═══ STORED DATA

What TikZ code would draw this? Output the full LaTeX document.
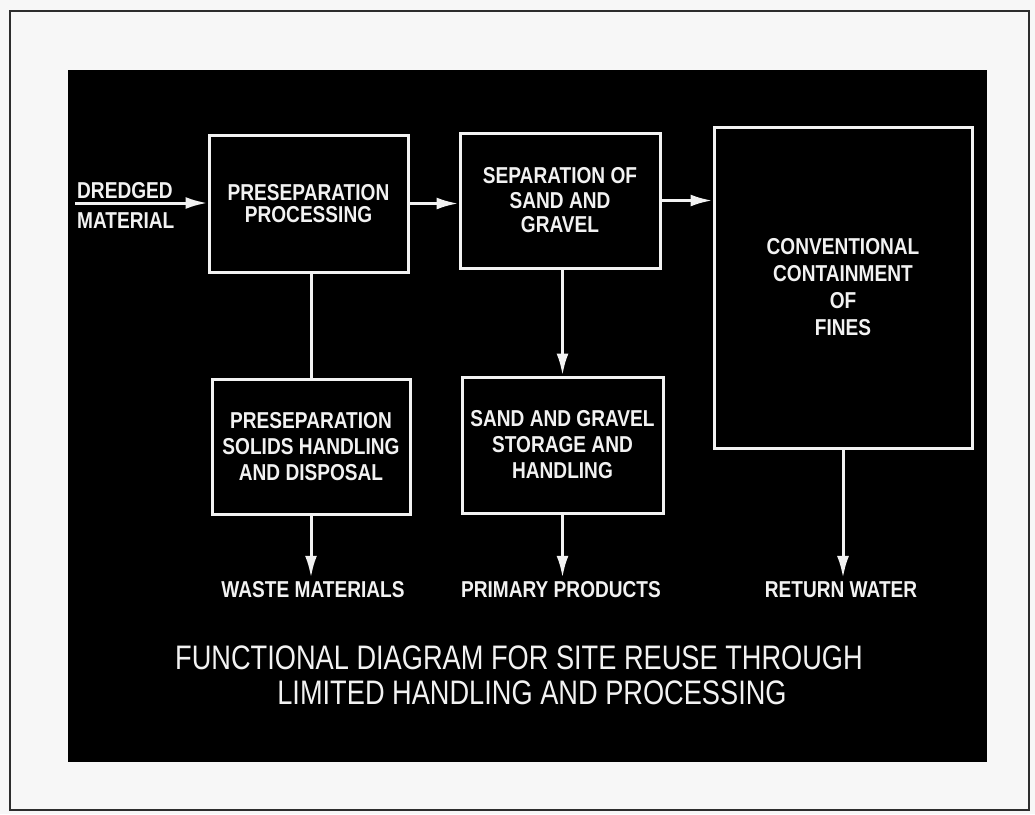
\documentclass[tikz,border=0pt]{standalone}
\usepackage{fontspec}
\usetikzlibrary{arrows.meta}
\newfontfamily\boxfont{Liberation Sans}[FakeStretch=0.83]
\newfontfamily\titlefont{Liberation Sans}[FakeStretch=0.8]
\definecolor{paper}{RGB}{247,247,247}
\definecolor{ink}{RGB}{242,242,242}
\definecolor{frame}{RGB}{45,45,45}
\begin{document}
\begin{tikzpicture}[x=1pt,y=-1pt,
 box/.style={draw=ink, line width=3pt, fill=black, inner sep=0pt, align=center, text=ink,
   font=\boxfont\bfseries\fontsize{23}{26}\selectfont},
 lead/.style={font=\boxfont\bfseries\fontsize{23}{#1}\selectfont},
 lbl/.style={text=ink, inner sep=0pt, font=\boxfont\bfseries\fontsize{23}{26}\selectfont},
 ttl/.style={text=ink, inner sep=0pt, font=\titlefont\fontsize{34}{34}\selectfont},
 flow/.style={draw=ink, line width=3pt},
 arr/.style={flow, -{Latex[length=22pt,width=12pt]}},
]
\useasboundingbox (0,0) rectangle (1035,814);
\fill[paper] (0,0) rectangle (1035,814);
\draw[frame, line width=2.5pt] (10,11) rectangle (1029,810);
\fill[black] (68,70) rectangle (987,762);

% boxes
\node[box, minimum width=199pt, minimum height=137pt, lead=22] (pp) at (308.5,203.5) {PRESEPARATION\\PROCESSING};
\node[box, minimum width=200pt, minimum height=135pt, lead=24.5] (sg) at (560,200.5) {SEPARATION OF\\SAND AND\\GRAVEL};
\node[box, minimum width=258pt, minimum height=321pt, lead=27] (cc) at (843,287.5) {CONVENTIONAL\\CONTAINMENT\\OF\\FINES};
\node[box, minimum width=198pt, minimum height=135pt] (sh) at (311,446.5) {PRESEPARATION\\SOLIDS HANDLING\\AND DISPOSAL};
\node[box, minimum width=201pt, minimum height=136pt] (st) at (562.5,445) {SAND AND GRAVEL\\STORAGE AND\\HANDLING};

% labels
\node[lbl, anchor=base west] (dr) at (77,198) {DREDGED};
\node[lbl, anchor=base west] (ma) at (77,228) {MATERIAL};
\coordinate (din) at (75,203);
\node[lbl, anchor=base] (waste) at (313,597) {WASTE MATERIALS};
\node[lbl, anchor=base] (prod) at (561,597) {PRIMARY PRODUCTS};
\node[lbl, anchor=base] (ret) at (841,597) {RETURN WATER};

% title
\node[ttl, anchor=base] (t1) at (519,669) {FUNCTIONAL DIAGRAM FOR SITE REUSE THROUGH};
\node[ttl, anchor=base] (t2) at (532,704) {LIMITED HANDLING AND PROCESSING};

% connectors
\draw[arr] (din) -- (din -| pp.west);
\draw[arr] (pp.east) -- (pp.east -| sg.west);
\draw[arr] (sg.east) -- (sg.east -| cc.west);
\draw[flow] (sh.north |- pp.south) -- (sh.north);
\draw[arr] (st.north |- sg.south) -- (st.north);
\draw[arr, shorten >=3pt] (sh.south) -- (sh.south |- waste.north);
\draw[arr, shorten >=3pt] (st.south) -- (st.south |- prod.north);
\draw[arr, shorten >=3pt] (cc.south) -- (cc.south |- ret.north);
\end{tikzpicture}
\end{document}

══════

> _STATED GOAL_
Provide the number of lines in the data above that contain the string "draw", and nothing else.

> _THE RESPONSE_
12